In Depth Analysis: CalculatedRisk Newsletter on Real Estate (Ad Free) Read it here.

Wednesday, April 16, 2008

JPMorgan: Conference Call Comments

by Calculated Risk on 4/16/2008 12:53:00 PM

From the Q&A: (hat tip Brian)

No stabilization in home equity portfolio:

Analyst Question: Just a question on whether you're seeing anything that would give you some signs of stabilization of the loss and delinquency rates in the home equity portfolio?

JPM: No, it's exactly what we saw, higher, more houses are going negative equity, roll rates are high, home prices we expect to still go down. We have not seen it.
And on the deteriorating prime mortgage portfolio:
Analyst: You talked a little bit about prime mortgage and that it's definitely getting worse. But I look at a 48 basis point charge-off ratio on and say that's pretty bad. From that as a base, how much worse do you envision it getting or could it get?

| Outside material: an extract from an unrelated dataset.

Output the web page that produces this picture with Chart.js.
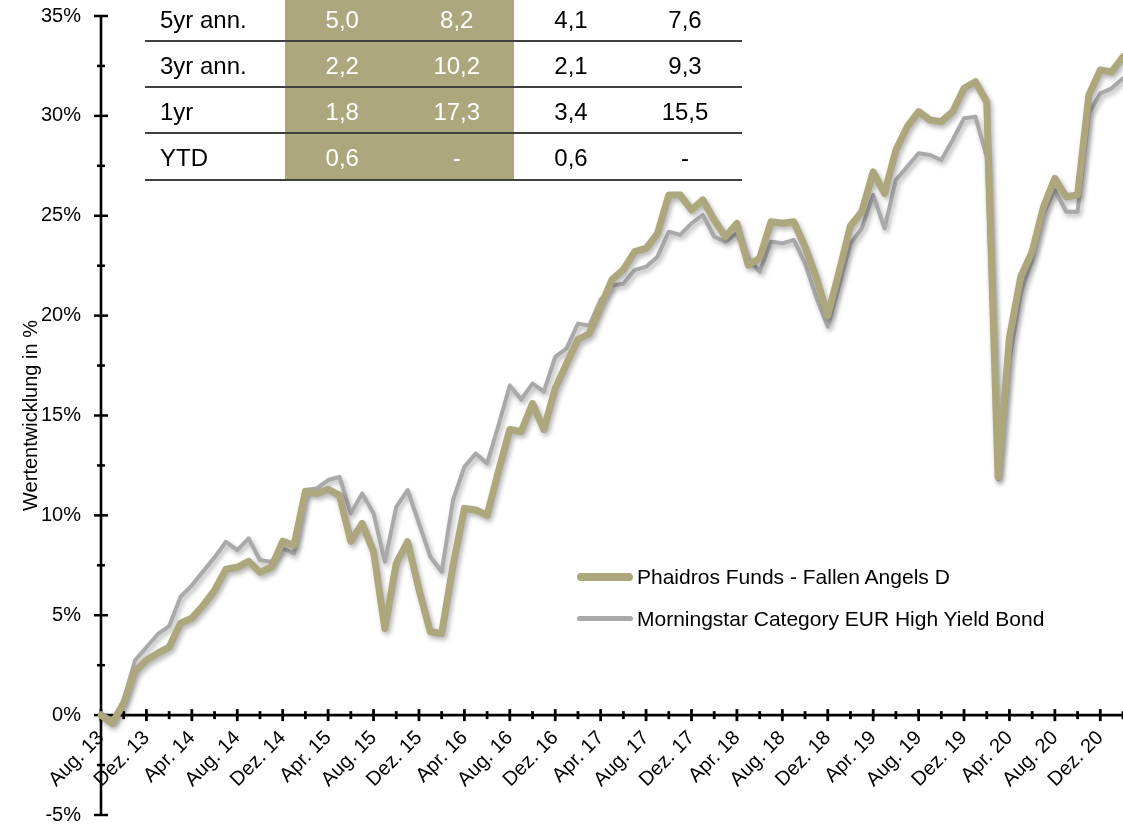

JPM: You know, first of all, the risk factors in prime mortgage are exactly the same as in elsewhere, which is negative home prices, high LTV, things like that, and you know, I think it will probably get a little bit worse and we probably owe you a better answer on that. We did not -- but it's hard in almost all these mortgage areas to say exactly what's going to happen to behavior. You can guess as well as we can what's going to happen to home prices. We expect it will go down another 7, 8, 9% in '08.
And on Credit Card losses:
“Outlook, 4.5 to 5% full year losses trending higher as we get through the rest of the year and probably a little bit of an effect of slowing card spend which is what we've seen in the past couple of weeks.”
all emphasis added
How many companies - from GE to JPM - have said they saw a slowdown in March?